Most patients - about 70% - arrive between noon and midnight. That makes it much harder to see everyone without keeping people waiting, Kelly said.
Nancy Bee, nurse manager for the emergency department, worked in a dozen emergency rooms before arriving at Salem Hospital more than a decade ago. She said she’s confident in the staff as well as the procedures to get people treatment. Though her job is mostly administrative, she still occasionally works a night shift.
With the hospital so busy, it becomes more important to triage care.
Patients typically enter the emergency room either through a door reserved for medics or a door where private parties drop off patients.
The private entrance leads patients to a waiting room, clean and bare. The walls are beige. Its sterility — there is no art on the walls or even fake plants — leaves no harbor for viruses or bacteria. There is a television, the sound turned off. Patients and their company sit in well-padded chairs.

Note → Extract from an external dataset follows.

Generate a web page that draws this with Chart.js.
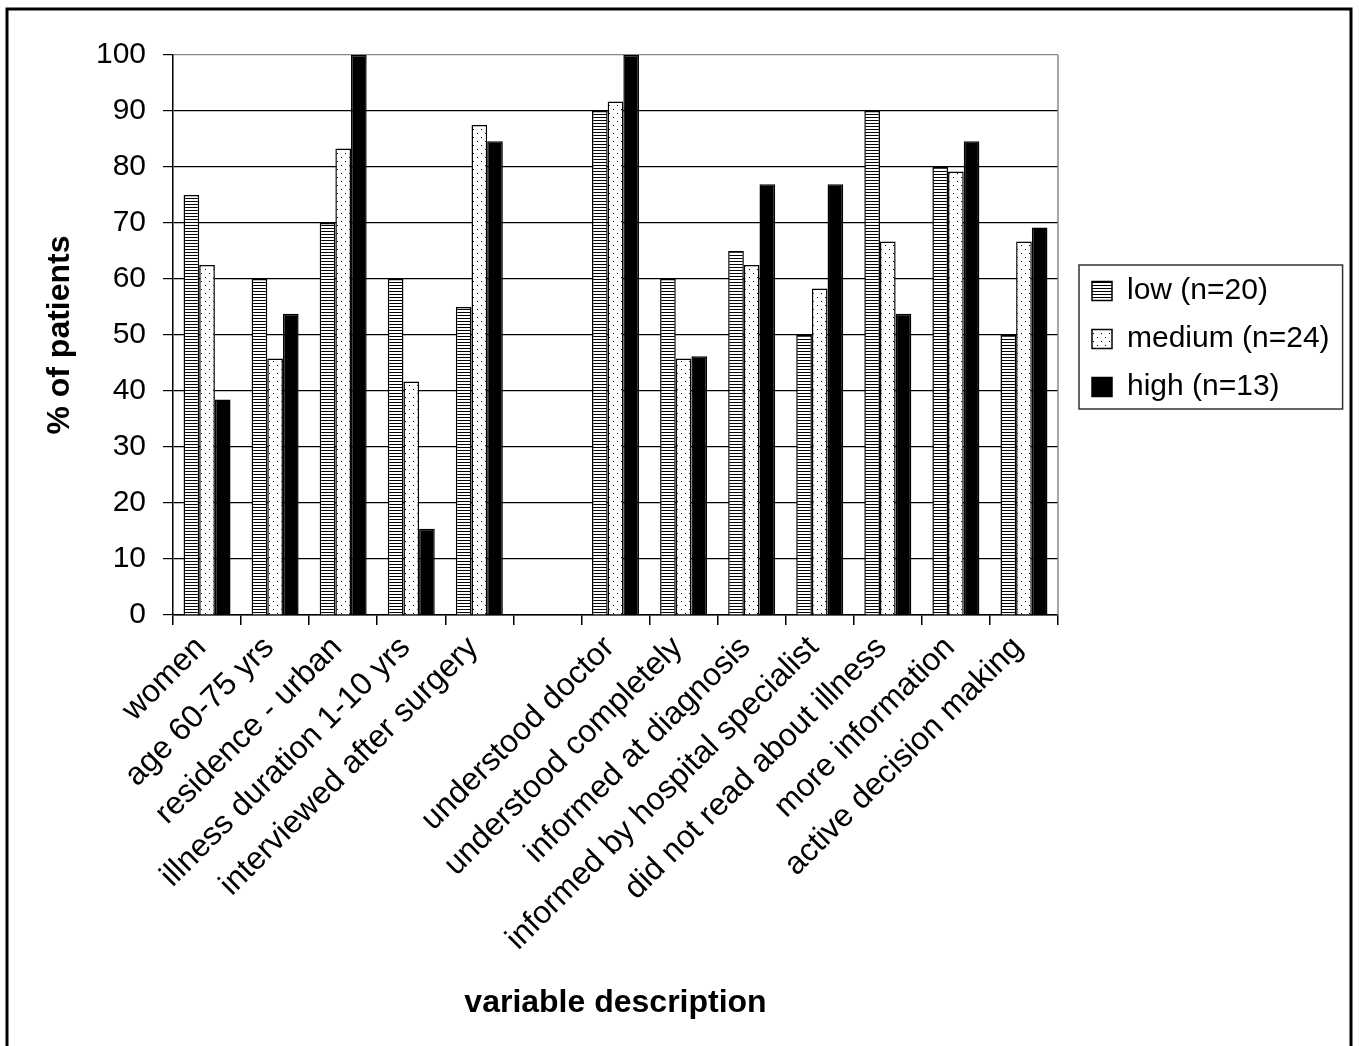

A triage nurse behind a clear screen discerns a patient’s problems and establishes the priority for treatment.
“My goal, not because it’s attainable but because that’s how you get close to it, is that no one would have to wait,” said Bee.
Some patients can’t be treated quickly. Walterscheid recently cared for an elderly woman with mild dementia who was brought by ambulance from the adult home where she lived. Caregivers noticed she wasn’t acting normally.
Walterscheid discovered the record of her medical history was spotty. He pieced it together with the notes from other doctors and prior patient history and by talking with her. Then he set to work diagnose her.
Confusion could be the result of a metabolic issue like low blood sugar, an infection, a thyroid problem, a stroke or brain bleed, he said. It’s his job to decide what’s most likely, test for it and begin treatment.
Such medical puzzles take time.
“A lot of times these are really complicated people,” Walterscheid said. “It’s a lot to process and balance.”
This case was more serious because of the patient’s age. Falls, pneumonia, abdominal pain and other injuries may not sound threatening, but they can be deadly for the elderly.
Cases like those are becoming more frequent at Salem Hospital, according to Kelly.
(Graphic by Rachel Alexander/Salem Reporter)
In the last four years, the count of patients with life threatening injuries and illnesses rose 42%, according to data provided by hospital officials. From 2010 to 2017, Salem’s population over 60 grew nearly 20% — from 27,475 to 31,236.
“You’ve probably heard the term Silver Tsunami,” Kelly said. “It’s a real thing.”
Most signs point to Salem Hospital getting busier in the future.
Internal records provided to Salem Reporter show the hospital projects the population of people aged 60 and older will grow by 36% in the next 15 years.
Construction crews and supervisors, set to help the hospital expand, can often be seen pacing by the emergency room. Thick curtains hang near where Salem Health plans to add 150 beds, set to open by 2022.
But new construction won’t always be the cure, hospital officials said.
“You’d have to build a 100-bed ER … and then most of the day not use it,” Kelly said. “It just doesn’t pencil out, as far as area involved or how to even manage something like that. So there will be some waiting times in those busiest times.”
To accommodate the growth without expanding the ER, the hospital has changed some of its practices, including adding staff. New care managers, for example, help patients find resources for care more suitable than another visit to the emergency room, such as in-home care.
Channeling people to such resources saves space in the emergency room and frees doctors who would otherwise have to help, according to Nicole VanDerHeyden, chief medical officer for Salem Health Medical Group.
“It’s just very hard for a physician, in terms of time, to provide care to other patients and do that,” she said.